I was not a big fan of director Adam McKay's THE BIG SHORT.  I felt that he was too pleased with his own style, which included cameos by notables to explain wildly complicated things like collateralized debt obligations, as related to the big crash of 2008.  Cute.  Film school eagerness cute.  Also, too much use of ironic music.  I'm tired of all that.

So I was not surprised to hear that 2018's VICE, a biography of former Vice President Dick Cheney, employed more bags of tricks and eccentric editing.  It was enough to delay my viewing, but eventually curiosity won out.  Mainly to see Christian Bale disappear into this role.  To my surprise, while McKay stays true to his comedy roots several times during his movie, I didn't find it as obnoxious as the earlier film.

Interesting, given there is a gag when the film's end credits begin rolling a bit early.  Later, Alfred Molina shows up as a waiter, discussing things on the menu as sleazy interpretations of the law as related to invading Iraq instead of chateau briand.  Or when Cheney and his wife Lynne (Amy Adams, also somewhat unrecognizable), have a bedtime conversation in ersatz Shakesperian language, ala "Mcbeth"..  Somehow these moments, while thoroughly juvenile, kinda worked for the overall movie.

During VICE, I was reminded of Oliver Stone's NATURAL BORN KILLERS at times, as assaultive images of torture (or however Cheney's team euphamised it) and a host of other clips race by.  Unlike that of NBK, McKay thankfully doesn't make his entire movie play this way, but it still serves only to reveal that the director still has a long way to go if he wants to make Serious Films, or to at least be taken seriously as a serious film director.  He all but appears onscreen and cries "WAR CRIMINAL!"   His overwhelming bias against the tenacious politician is about as subtle as a tin foil hat.  This does nothing for the movie, rather than preach to the faithful (note also that sequence halfway through the actual end credits).  At least Stone played fair with his George W. Bush bio.

Bale does good work.  He absorbed every video of Cheney he could and is eerily like him.

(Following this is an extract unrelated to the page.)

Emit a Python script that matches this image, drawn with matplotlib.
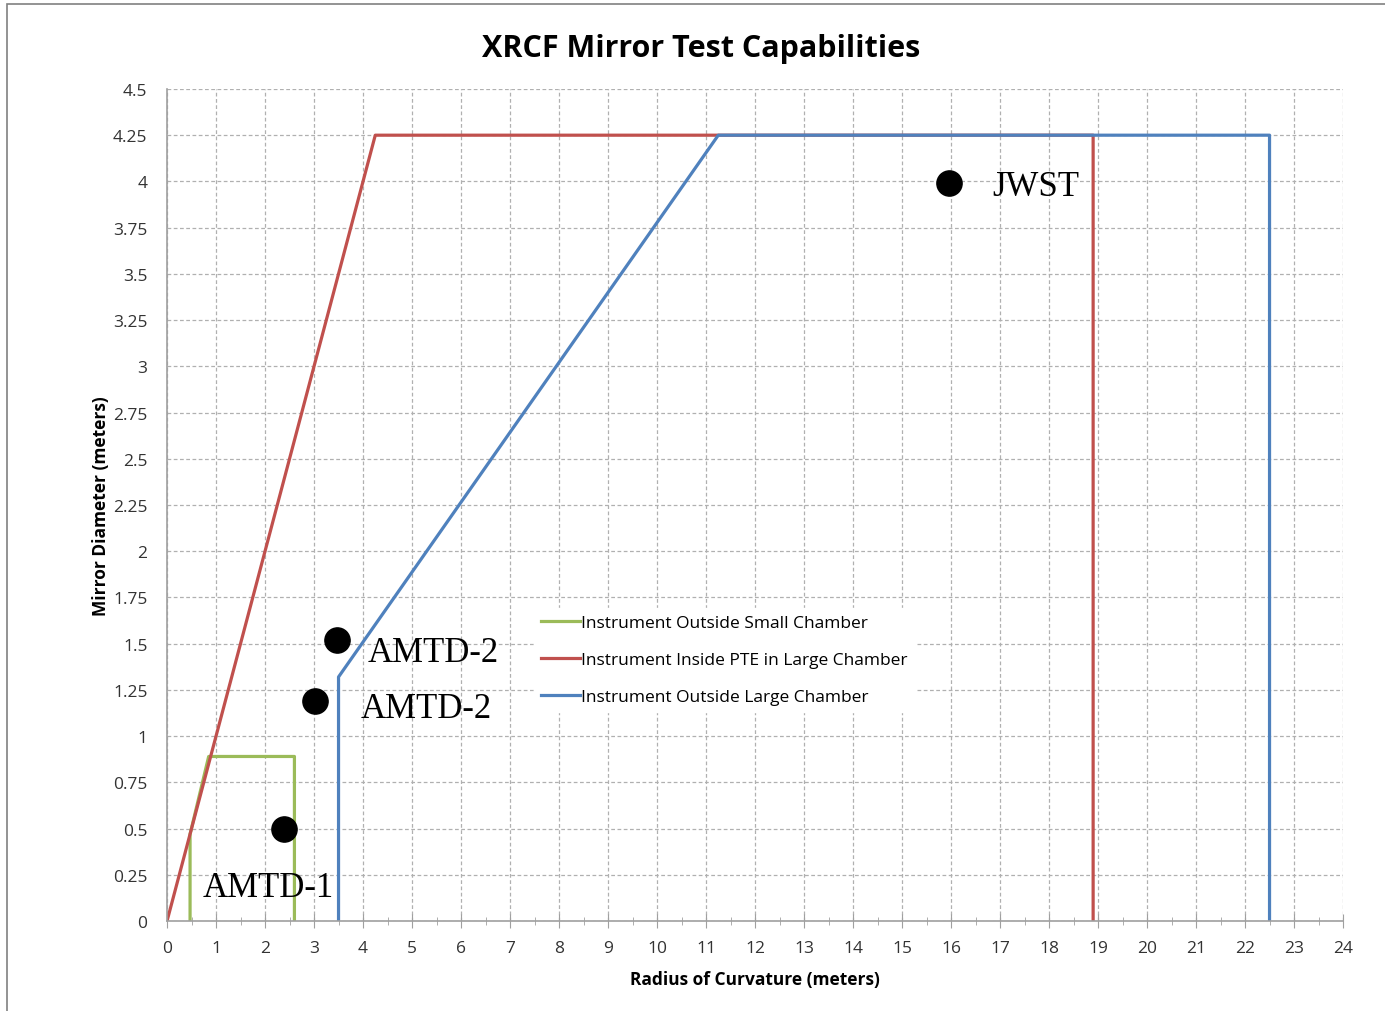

Conveying opportunism and malevolence (evil?), yet with a soft spot for his family, particularly his lesbian daughter.  Steve Carrell is very Donald Rumsfeld-like, and Sam Rockwell is convincing as W.  Adams doesn't fare as well but seems dedicated enough.  The main problem is McKay, and neither his script or his direction are really worthy of this subject, which seems a bit early for film fodder, honestly.